This is getting old. At every turn, it seems, the Obama administration has chosen to keep in place some noxious policy from his predecessor. The latest — following his decision earlier this week not to release photos of detainee abuse — is his decision to keep in place a version of President Bush’s military commissions.
Administration officials said they were making changes in the system to grant detainees expanded legal rights, but critics said the move was a sharp departure from the direction President Obama had suggested during the campaign, when he characterized the commissions as an unnecessary compromise of American values.
In a statement, Mr. Obama noted that the country had a long tradition of using military commissions, and said the changes would make the tribunals, to be used along with federal courts, a fairer avenue for prosecution. “This is the best way to protect our country, while upholding our deeply held values,” Mr. Obama said.
The commissions are run by the Pentagon under a 2006 law passed specifically for terrorism suspects, in part to make it easier to win convictions than in federal courts. The Obama administration suspended the military commission system in its first week in office.

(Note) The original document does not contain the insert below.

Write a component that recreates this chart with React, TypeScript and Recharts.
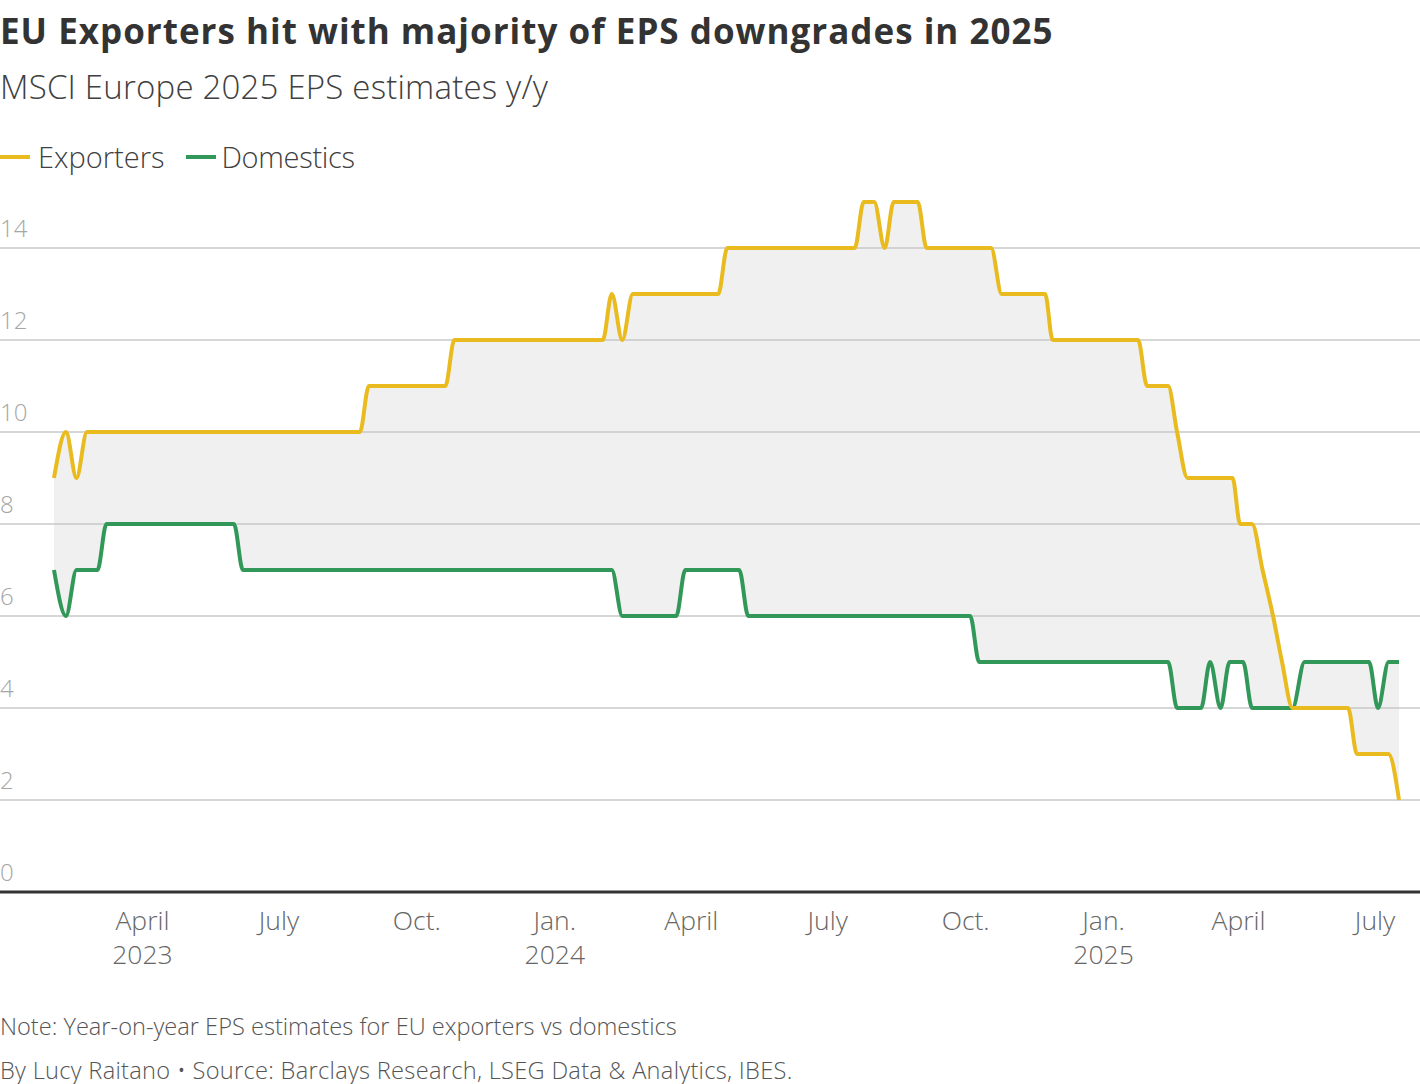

The commissions, however, do not uphold our values so much as create a system that allows us to pretend we remain committed to a system of justice that puts the burden on the prosecution to prove its case while, all the while, ignoring that basic tenet.
Obama should have realized that he was driving down the wrong street on this one when he was praised by Senate Republican leader Mitch McConnell, of Kentucky,
who has issued daily criticisms of the president’s plan to close Guantánamo, called the move to revive the tribunals “an encouraging development.”
Then there is this even more troubling reaction from David B. Rivkin Jr., a former Reagan official, who
said the decision suggested that the Obama administration was coming to accept the Bush administration’s thesis that terror suspects should be viewed as enemy fighters, not as criminal defendants with all the rights accorded by American courts.
“I give them great credit for coming to their senses after looking at the dossiers” of the detainees, Mr. Rivkin said.
Accepting the Bush thesis? Is this the change for which Americans voted?